"Quant'è bello IRREAL che mi sfugge tuttavia! Chi vuol esser lieto sia, che dell'album non c'è certezza"
(libero e disgutoso adattamento dei versi immortali di Lorenzo dè Medici, "Trionfo di Bacco e Arianna")
"Irreal" è tra gli album che ho più ascoltato nel 2015 e, sorprendentemente, è quello che ho meno capito. Ogni volta che mi passa sotto le orecchie il sound scuro e indecifrabile del quartetto di Chicago, perdo le poche certezze che mi ero fatto all'ascolto precedente. Ci sono lavori che al primo ascolto sono già interiorizzati (e che magari al quinto hanno già rotto i maroni), ce ne sono altri che, a ogni passaggio, svelano e mettono in luce delle angolazioni "sonore" e delle sfumature diverse.
"Irreal" è un lento trascinamento post(experimental)rock sostenuto da una precisa/scarna batteria e da bassi profondi e soffocanti (scrivere DUB potrebbe quasi risultare fuorviante ma.....), è un cantato cantinelante dal sapore sciamanico-tribale-ipnotico (qualcuno potrebbe dire, a ragione, LIARS). Le chitarre sono ripetitive, rarefatte e riverberate, sono schegge metalliche che s'infrangono ciclicamente nel magma sonoro.
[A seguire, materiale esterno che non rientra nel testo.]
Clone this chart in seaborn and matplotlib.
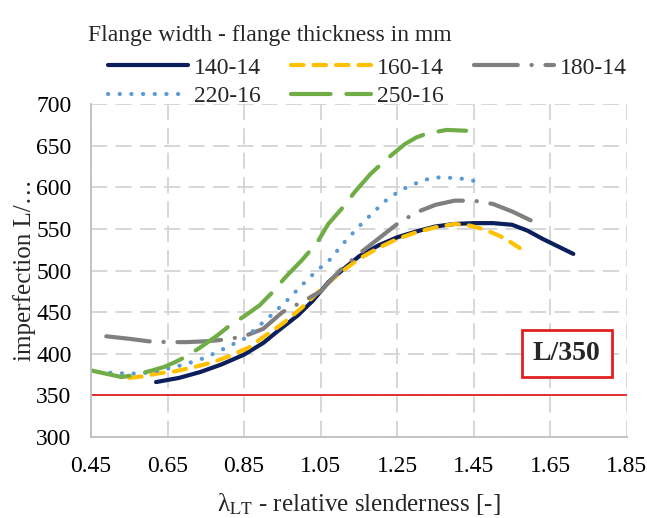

E' un album nebbioso e maestoso, è faticoso affrontarlo quanto, nel sonno, correre ubriaco sulla spiaggia inseguito da incubi innocui. E' un lavoro psicologico, mutevole e avvolgente, che non dà punti di riferimento nè d'approdo.
E come nel leggendario labirinto di Cnosso, ci si ritroverà nei panni di Dedalo e Icaro pronti a spiccare il volo per sfuggire dall'ira del Minotauro. Si tenga a mente però che le ali di catramosa pece vi condurranno non in cielo ma in una grigia stasi irreale, in una pace temporanea tumultuosa e claustrofobica.
Chi vuol esser lieto nel limbo sia, che del paradiso (o dell'inferno) non v'è certezza.